Bei der EBITDA-Marge wirken sich solche Investitionen nicht aus, denn die aus den Investitionen resultierenden Abschreibungen sind beim EBITDA - anders als die laufenden Kosten - noch nicht berücksichtigt. Erst beim Vorsteuergewinn (EBIT) sind auch die Abschreibungen abgezogen. EBIT-Zahlen veröffentlicht E-Plus jedoch traditionell nicht, so dass man nur mutmaßen kann, wie viel letztes Jahr bei E-Plus von den knapp 1,4 Milliarden Euro EBITDA nach Abzug von Zinsen, Steuern und Abschreibungen unterm Strich wirklich als Reingewinn verblieben ist.

Würde man eine getrennte Bilanz der breitbandigen Datendienste ohne SMS aufstellen, wäre diese aufgrund der hohen Investitionen und der daraus folgenden Abschreibungen selbst ohne Berücksichtigung der extrem teuren UMTS-Lizenzen rabenschwarz mit tiefroten Zahlen. Um so erstaunlicher, dass alle Netzbetreiber wie selbstverständlich in immer neue Datentechnologien investieren. Selbst E-Plus verspricht, in absehbarer Zeit zum besten Datennetz zu werden. Die anderen Netze werden natürlich gegenhalten.

Indirekter Nutzen!?

Dass der Daten-Gaul lahmt kommentierte ich bereits vor knapp vier Jahren. In der Zeit seitdem hat sich der rasanten Technik-Entwicklung - etwa Touchscreen-Smartphones und immer schnelleren Surfsticks - zum Trotz bei den Datenumsätzen vergleichsweise wenig bewegt.

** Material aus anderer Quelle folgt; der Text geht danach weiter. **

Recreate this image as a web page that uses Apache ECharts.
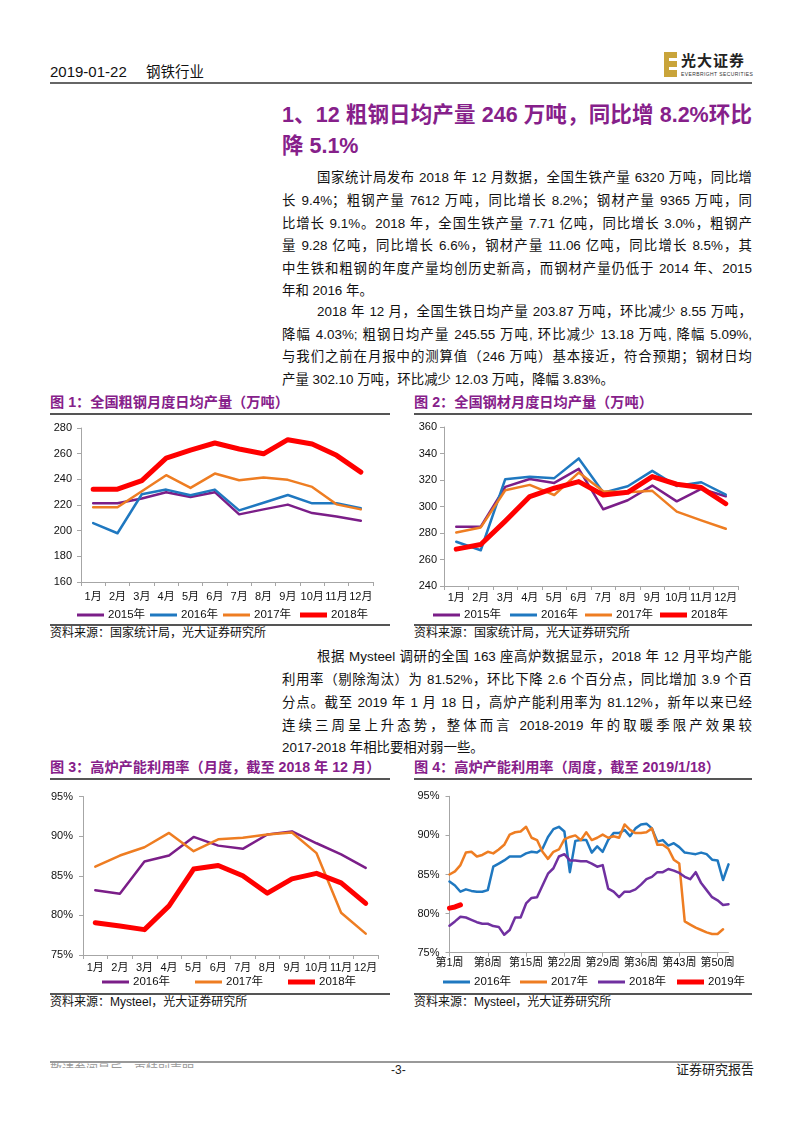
<!DOCTYPE html>
<html><head><meta charset="utf-8">
<script src="https://cdn.jsdelivr.net/npm/echarts@6/dist/echarts.min.js"></script>
<style>
html,body{margin:0;padding:0;background:#fff;}
body{width:802px;height:1133px;position:relative;overflow:hidden;font-family:"Liberation Sans","Noto Sans CJK SC",sans-serif;color:#111;}
.a{position:absolute;white-space:nowrap;}
.ln{position:absolute;font-size:13.4px;line-height:20px;height:20px;white-space:nowrap;overflow:visible;}
.j{text-align:justify;text-align-last:justify;}
.ft{position:absolute;font-size:14.2px;font-weight:bold;color:#86208A;line-height:18px;white-space:nowrap;}
.hr{position:absolute;background:#555;height:2px;}
.src{position:absolute;font-size:12px;line-height:16px;color:#111;white-space:nowrap;}
.ch{position:absolute;}
</style></head><body>

<!-- header -->
<div class="a" style="left:50px;top:63px;font-size:15px;line-height:18px;">2019-01-22</div>
<div class="a" style="left:146px;top:63px;font-size:14.5px;line-height:18px;">钢铁行业</div>
<div class="hr" style="left:50px;top:82px;width:702px;height:2px;background:#666;"></div>
<!-- logo -->
<div class="a" style="left:664px;top:52px;width:13px;height:25px;background:#C9A43A;"></div>
<div class="a" style="left:669px;top:58px;width:8px;height:3px;background:#fff;"></div>
<div class="a" style="left:669px;top:67px;width:8px;height:3px;background:#fff;"></div>
<div class="a" style="left:681px;top:52px;font-size:15px;line-height:18px;font-weight:bold;letter-spacing:1px;color:#222;">光大证券</div>
<div class="a" style="left:681px;top:71px;font-size:5px;line-height:6px;color:#333;letter-spacing:0.4px;">EVERBRIGHT SECURITIES</div>

<!-- section title -->
<div class="a j" style="left:282px;top:101px;width:470px;font-size:21.5px;line-height:28px;font-weight:bold;color:#86208A;">1、12 粗钢日均产量 246 万吨，同比增 8.2%环比</div>
<div class="a" style="left:282px;top:132px;font-size:21.5px;line-height:28px;font-weight:bold;color:#86208A;">降 5.1%</div>

<!-- paragraph 1 -->
<div class="ln j" style="left:317px;top:168px;width:435px;">国家统计局发布 2018 年 12 月数据，全国生铁产量 6320 万吨，同比增</div>
<div class="ln j" style="left:282px;top:191px;width:470px;">长 9.4%；粗钢产量 7612 万吨，同比增长 8.2%；钢材产量 9365 万吨，同</div>
<div class="ln j" style="left:282px;top:214px;width:470px;">比增长 9.1%。2018 年，全国生铁产量 7.71 亿吨，同比增长 3.0%，粗钢产</div>
<div class="ln j" style="left:282px;top:236px;width:470px;">量 9.28 亿吨，同比增长 6.6%，钢材产量 11.06 亿吨，同比增长 8.5%，其</div>
<div class="ln j" style="left:282px;top:259px;width:470px;">中生铁和粗钢的年度产量均创历史新高，而钢材产量仍低于 2014 年、2015</div>
<div class="ln" style="left:282px;top:281px;">年和 2016 年。</div>
<!-- paragraph 2 -->
<div class="ln j" style="left:317px;top:302px;width:435px;">2018 年 12 月，全国生铁日均产量 203.87 万吨，环比减少 8.55 万吨，</div>
<div class="ln j" style="left:282px;top:325px;width:470px;">降幅 4.03%; 粗钢日均产量 245.55 万吨, 环比减少 13.18 万吨, 降幅 5.09%,</div>
<div class="ln j" style="left:282px;top:347px;width:470px;">与我们之前在月报中的测算值（246 万吨）基本接近，符合预期；钢材日均</div>
<div class="ln" style="left:282px;top:370px;">产量 302.10 万吨，环比减少 12.03 万吨，降幅 3.83%。</div>

<!-- figure titles 1/2 -->
<div class="ft" style="left:50px;top:393px;">图 1：全国粗钢月度日均产量（万吨）</div>
<div class="ft" style="left:414px;top:393px;">图 2：全国钢材月度日均产量（万吨）</div>
<div class="hr" style="left:50px;top:413px;width:340px;"></div>
<div class="hr" style="left:414px;top:413px;width:338px;"></div>

<div id="c1" class="ch" style="left:40px;top:418px;width:350px;height:205px;"></div>
<div id="c2" class="ch" style="left:405px;top:418px;width:355px;height:205px;"></div>

<div class="hr" style="left:50px;top:624px;width:340px;"></div>
<div class="hr" style="left:414px;top:624px;width:338px;"></div>
<div class="src" style="left:50px;top:625px;">资料来源：国家统计局，光大证券研究所</div>
<div class="src" style="left:414px;top:625px;">资料来源：国家统计局，光大证券研究所</div>

<!-- paragraph 3 -->
<div class="ln j" style="left:317px;top:647px;width:435px;">根据 Mysteel 调研的全国 163 座高炉数据显示，2018 年 12 月平均产能</div>
<div class="ln j" style="left:282px;top:670px;width:470px;">利用率（剔除淘汰）为 81.52%，环比下降 2.6 个百分点，同比增加 3.9 个百</div>
<div class="ln j" style="left:282px;top:693px;width:470px;">分点。截至 2019 年 1 月 18 日，高炉产能利用率为 81.12%，新年以来已经</div>
<div class="ln j" style="left:282px;top:716px;width:470px;">连续三周呈上升态势，整体而言 2018-2019 年的取暖季限产效果较</div>
<div class="ln" style="left:282px;top:738px;">2017-2018 年相比要相对弱一些。</div>

<!-- figure titles 3/4 -->
<div class="ft" style="left:50px;top:758px;">图 3：高炉产能利用率（月度，截至 2018 年 12 月）</div>
<div class="ft" style="left:414px;top:758px;">图 4：高炉产能利用率（周度，截至 2019/1/18）</div>
<div class="hr" style="left:50px;top:778px;width:340px;"></div>
<div class="hr" style="left:414px;top:778px;width:338px;"></div>

<div id="c3" class="ch" style="left:40px;top:785px;width:350px;height:208px;"></div>
<div id="c4" class="ch" style="left:405px;top:785px;width:355px;height:208px;"></div>

<div class="hr" style="left:50px;top:993px;width:340px;"></div>
<div class="hr" style="left:414px;top:993px;width:338px;"></div>
<div class="src" style="left:50px;top:994px;">资料来源：Mysteel，光大证券研究所</div>
<div class="src" style="left:414px;top:994px;">资料来源：Mysteel，光大证券研究所</div>

<!-- footer -->
<div class="hr" style="left:50px;top:1061px;width:702px;height:1.5px;background:#999;"></div>
<div class="a" style="left:50px;top:1063px;height:5px;overflow:hidden;font-size:12px;line-height:14px;color:#999;">敬请参阅最后一页特别声明</div>
<div class="a" style="left:391px;top:1062px;font-size:12px;line-height:16px;color:#222;">-3-</div>
<div class="a" style="left:676px;top:1062px;font-size:13px;line-height:16px;color:#222;">证券研究报告</div>

<script>
// ---------------- data ----------------
var months = ['1月','2月','3月','4月','5月','6月','7月','8月','9月','10月','11月','12月'];

// 图1 全国粗钢月度日均产量（万吨）
var steel2015 = [221.3, 221.3, 225.0, 230.0, 226.3, 230.0, 212.7, 216.6, 220.3, 213.7, 211.0, 207.7];
var steel2016 = [205.9, 198.0, 228.4, 232.0, 227.6, 232.0, 215.8, 221.8, 227.8, 221.3, 221.3, 217.4];
var steel2017 = [218.2, 218.2, 230.7, 243.2, 233.3, 244.5, 239.3, 241.4, 239.6, 234.1, 220.5, 216.6];
var steel2018 = [232.3, 232.3, 239.0, 256.5, 262.8, 268.3, 263.6, 259.9, 270.9, 267.5, 258.7, 245.6];

// 图2 全国钢材月度日均产量（万吨）
var prod2015 = [284.7, 284.7, 314.8, 320.8, 317.8, 328.4, 297.9, 304.7, 315.8, 303.9, 313.3, 307.7];
var prod2016 = [273.4, 267.0, 320.6, 322.4, 321.4, 336.3, 310.5, 315.3, 326.9, 315.5, 318.3, 309.0];
var prod2017 = [280.4, 284.2, 312.3, 316.3, 308.7, 325.6, 311.5, 310.7, 311.8, 296.1, 289.5, 283.2];
var prod2018 = [267.8, 271.3, 289.0, 307.5, 313.8, 318.8, 308.7, 310.7, 322.6, 316.8, 314.3, 302.1];

// 图3 高炉产能利用率（月度, %）
var util2016 = [83.17, 82.74, 86.8, 87.55, 89.9, 88.8, 88.4, 90.2, 90.6, 89.1, 87.7, 86.0];
var util2017 = [86.15, 87.55, 88.6, 90.4, 88.1, 89.6, 89.8, 90.2, 90.45, 87.85, 80.34, 77.7];
var util2018 = [79.08, 78.65, 78.2, 81.2, 85.85, 86.3, 85.0, 82.8, 84.6, 85.3, 84.1, 81.52];

// 图4 高炉产能利用率（周度, %）
var weeks = [];
for (var i = 1; i <= 52; i++) weeks.push('第' + i + '周');
var wk2016 = [84.1, 83.6, 82.8, 83.1, 82.9, 82.8, 82.8, 83.0, 86.0, 86.4,
              86.8, 87.3, 87.3, 87.3, 87.7, 87.9, 87.8, 88.3, 89.8, 90.8,
              91.1, 90.5, 85.3, 89.3, 89.4, 89.4, 87.8, 88.6, 87.9, 89.4,
              90.3, 90.3, 90.7, 89.9, 90.9, 91.4, 91.5, 90.9, 89.2, 89.4,
              88.7, 89.0, 88.5, 87.8, 87.7, 87.6, 87.8, 87.6, 86.9, 86.8,
              84.3, 86.3];
var wk2017 = [85.0, 85.4, 86.2, 87.8, 87.9, 87.3, 87.5, 87.9, 87.7, 88.2,
              88.8, 90.1, 90.4, 90.5, 91.1, 89.7, 89.4, 87.9, 87.0, 87.9,
              88.2, 89.5, 89.8, 90.0, 89.4, 90.4, 89.4, 89.7, 90.1, 89.7,
              89.9, 89.7, 91.4, 90.7, 90.3, 90.3, 90.4, 90.9, 88.8, 88.8,
              88.3, 86.9, 86.4, 79.0, 78.6, 78.2, 77.9, 77.6, 77.4, 77.4,
              78.0];
var wk2018 = [78.45, 79.0, 79.6, 79.5, 79.2, 78.9, 78.7, 78.7, 78.4, 78.3,
              77.3, 77.9, 79.5, 79.5, 81.3, 82.0, 82.1, 83.6, 85.1, 85.8,
              87.3, 87.6, 86.8, 86.8, 86.7, 86.7, 86.4, 86.0, 86.2, 83.2,
              82.8, 82.1, 82.8, 82.8, 83.1, 83.7, 84.4, 84.7, 85.3, 85.3,
              85.7, 85.5, 85.2, 84.7, 84.4, 85.3, 83.9, 83.0, 82.1, 81.7,
              81.1, 81.2];
var wk2019 = [80.7, 80.85, 81.12];

// ---------------- styling helpers ----------------
var FONT = '"Liberation Sans","Noto Sans CJK SC",sans-serif';
var PURPLE = '#7B1E88', BLUE = '#1F78C0', ORANGE = '#EE7D22', RED = '#FF0000', VIOLET = '#7030A0';
var AXC = '#A6A6A6';

function line(name, data, color, width) {
  return { name: name, type: 'line', data: data, symbol: 'none', showSymbol: false,
           lineStyle: { color: color, width: width, cap: 'round', join: 'round' },
           itemStyle: { color: color }, emphasis: { disabled: true }, animation: false };
}
function leg(name, left, top, h) {
  return { data: [name], left: left, top: top, icon: 'rect', itemWidth: 27, itemHeight: h,
           itemGap: 0, padding: 0, selectedMode: false,
           textStyle: { fontFamily: FONT, fontSize: 11.5, color: '#111', lineHeight: 14, padding: [0, 0, 0, -1] } };
}
function xAx(cats, margin, opts) {
  var a = { type: 'category', data: cats, boundaryGap: true,
    axisLine: { lineStyle: { color: AXC, width: 1 } },
    axisTick: { show: true, length: 4, lineStyle: { color: AXC } },
    axisLabel: { fontFamily: FONT, fontSize: 11, color: '#111', margin: margin, interval: 0 },
    splitLine: { show: false } };
  for (var k in (opts || {})) a[k] = opts[k];
  return a;
}
function yAx(min, max, step, margin, pct) {
  return { type: 'value', min: min, max: max, interval: step,
    axisLine: { show: true, lineStyle: { color: AXC, width: 1 } },
    axisTick: { show: true, length: 4, lineStyle: { color: AXC } },
    axisLabel: { fontFamily: FONT, fontSize: 11, color: '#111', margin: margin,
                 formatter: pct ? '{value}%' : '{value}' },
    splitLine: { show: false } };
}

// 图1
var c1 = echarts.init(document.getElementById('c1'), null, { renderer: 'canvas' });
c1.setOption({
  animation: false,
  grid: { left: 41, top: 10, width: 292, height: 154 },
  xAxis: xAx(months, 9),
  yAxis: yAx(160, 280, 20, 9),
  legend: [leg('2015年', 37, 190, 3), leg('2016年', 110, 190, 3), leg('2017年', 183, 190, 3), leg('2018年', 260, 190, 5)],
  series: [line('2015年', steel2015, PURPLE, 2.5), line('2016年', steel2016, BLUE, 2.5),
           line('2017年', steel2017, ORANGE, 2.5), line('2018年', steel2018, RED, 5)]
});

// 图2
var c2 = echarts.init(document.getElementById('c2'), null, { renderer: 'canvas' });
c2.setOption({
  animation: false,
  grid: { left: 39, top: 9, width: 294, height: 159 },
  xAxis: xAx(months, 6),
  yAxis: yAx(240, 360, 20, 7),
  legend: [leg('2015年', 28, 190, 3), leg('2016年', 105, 190, 3), leg('2017年', 180, 190, 3), leg('2018年', 255, 190, 5)],
  series: [line('2015年', prod2015, PURPLE, 2.5), line('2016年', prod2016, BLUE, 2.5),
           line('2017年', prod2017, ORANGE, 2.5), line('2018年', prod2018, RED, 5)]
});

// 图3
var c3 = echarts.init(document.getElementById('c3'), null, { renderer: 'canvas' });
c3.setOption({
  animation: false,
  grid: { left: 43, top: 11.5, width: 295, height: 158.5 },
  xAxis: xAx(months, 7),
  yAxis: yAx(75, 95, 5, 10, true),
  legend: [leg('2016年', 62, 190, 3), leg('2017年', 155, 190, 3), leg('2018年', 248, 190, 5)],
  series: [line('2016年', util2016, PURPLE, 2.5), line('2017年', util2017, ORANGE, 2.5),
           line('2018年', util2018, RED, 5)]
});

// 图4
var c4 = echarts.init(document.getElementById('c4'), null, { renderer: 'canvas' });
c4.setOption({
  animation: false,
  grid: { left: 44.5, top: 11.3, width: 279, height: 156.4 },
  xAxis: xAx(weeks, 5, { boundaryGap: false,
    axisTick: { show: true, length: 4, interval: 6, lineStyle: { color: AXC } },
    axisLabel: { fontFamily: FONT, fontSize: 11, color: '#111', margin: 5, interval: 6 } }),
  yAxis: yAx(75, 95, 5, 10, true),
  legend: [leg('2016年', 38, 190, 3), leg('2017年', 115, 190, 3), leg('2018年', 193, 190, 3), leg('2019年', 272, 190, 5)],
  series: [line('2016年', wk2016, BLUE, 2.5), line('2017年', wk2017, ORANGE, 2.5),
           line('2018年', wk2018, VIOLET, 2.5), line('2019年', wk2019, RED, 5)]
});

// keep justified lines within their boxes
document.querySelectorAll('.j').forEach(function (el) {
  var ls = 0;
  while (el.scrollWidth > el.clientWidth + 0.5 && ls > -2) { ls -= 0.1; el.style.letterSpacing = ls + 'px'; }
});
</script>
</body></html>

Es gibt nur wenige mögliche Erklärungen für dieses offensichtliche Missverhältnis. Die eine ist ein geradezu unbegrenzter Optimismus, es allen bisherigen wirtschaftlichen Fehlschlägen zum Trotz doch noch hinzukriegen. Die andere ist eine stark indirekte Finanzierung. Sinngemäß: Nutzer, die viele hundert Euro für ein Smartphone ausgeben, statt sich für ein Zehntel des Preises ein einfaches Handy zu kaufen, telefonieren wahrscheinlich auch deutlich mehr und deutlich teurer (Roaming etc.) als der Durchschnittsverbraucher. Um die Smartphone-Nutzer zu locken, braucht man aber ein gut ausgebautes Datennetz. Die Daten-Milliarden wären dann lediglich Mittel zum Zweck, um Sprachkunden zu gewinnen und zu halten.

Dennnoch kann und muss die Frage erlaubt sein, ob direkte Investitionen in verbesserte Sprachdienste nicht viel nutzbringender wären. Breitband-Sprache, alias AMR-WB, alias HD voice, dümpelt seit bald einem Jahrzehnt von einem Testbetrieb zum nächsten. Dabei berichten alle Kunden, die diesen verbesserten Sprachdienst getestet haben, von deutlich verbesserter Sprachqualität und folglich einfacherem und entspannterem mobilen Telefonieren. Sollten sich damit nicht auch zusätzliche Umsätze generieren lassen, zumal Breitband-Sprache dank guter Kompression kaum mehr Netzkapazitäten belegt als herkömmliche Telefonie?